No sense of history or culture, just bloody-minded ideology when things as universal as the solstices provide an opportunity for a meeting of the minds. An appreciation of different ideas and perspectives.
Curious time of year, the solstices. A full moon and expectations of a visit any minute from T Coronae Borealis, a bright nova that fronts up only once every 80 years, add to the curiosity.
I like the summer solstice for its proximity to ancient Yule festivities and our Christmas. That’s my birthday. As a kid, sympathetic relloes showered me with winter solstice presents in June.
Solstices have been observed for millennia because they’re turning points on the calendar for agricultural and food-stock concerns. The Christmas connection was manufactured for political reasons.
More interesting is the fact the solstices are all about the Earth’s wobbling axis as it spins in space. The winter solstice occurs when the South Pole is at maximum tilt from the Sun; the summer solstice when it’s nearest. About 23.4 degrees each time.

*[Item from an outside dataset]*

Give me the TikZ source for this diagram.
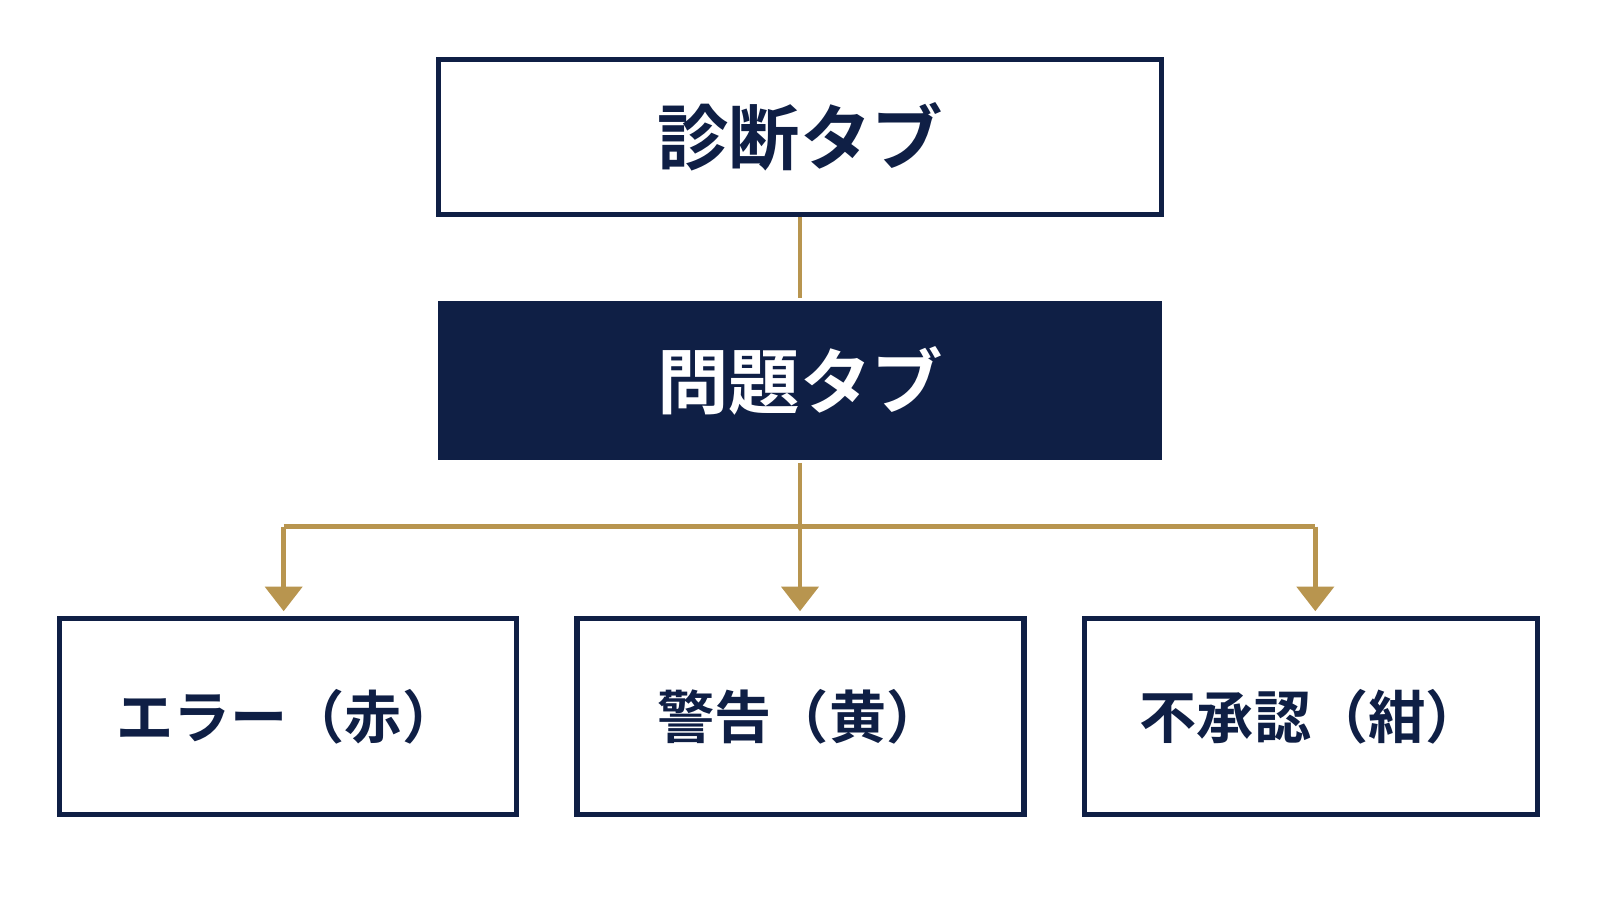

Funny thing about this wobble is that every 26,000 years the entire thing itself completes another wobble.
It’s a thing called the precession of the equinoxes and looks like a spinning top as its vertical axis swings from left to right in a circular fashion. It’s a fair jump, too, some 47 degrees from one side to the other.
As you might expect, this precession can offer some pretty full-on effects on Earth. Think what the Moon does to tides and it’s little surprise the precession might turn northern Africa from green temperate zone into scorching Sahara.
Or change the astronomical map overhead. Polaris isn’t a permanent north star. You might also want to check the status of your astrological sign. It’s not in whatever position, relative to Earth, it was 10,000 years ago.
Stephen Barker, of Cardiff University’s School of Earth and Environmental Sciences – together with a team reported in Science in 2022 - contend that glacial termination has depended mostly on precession for the past million years.
That’s something.
Might give the Just Stop Oil folks something to mull over before their next lame-brained hijinks.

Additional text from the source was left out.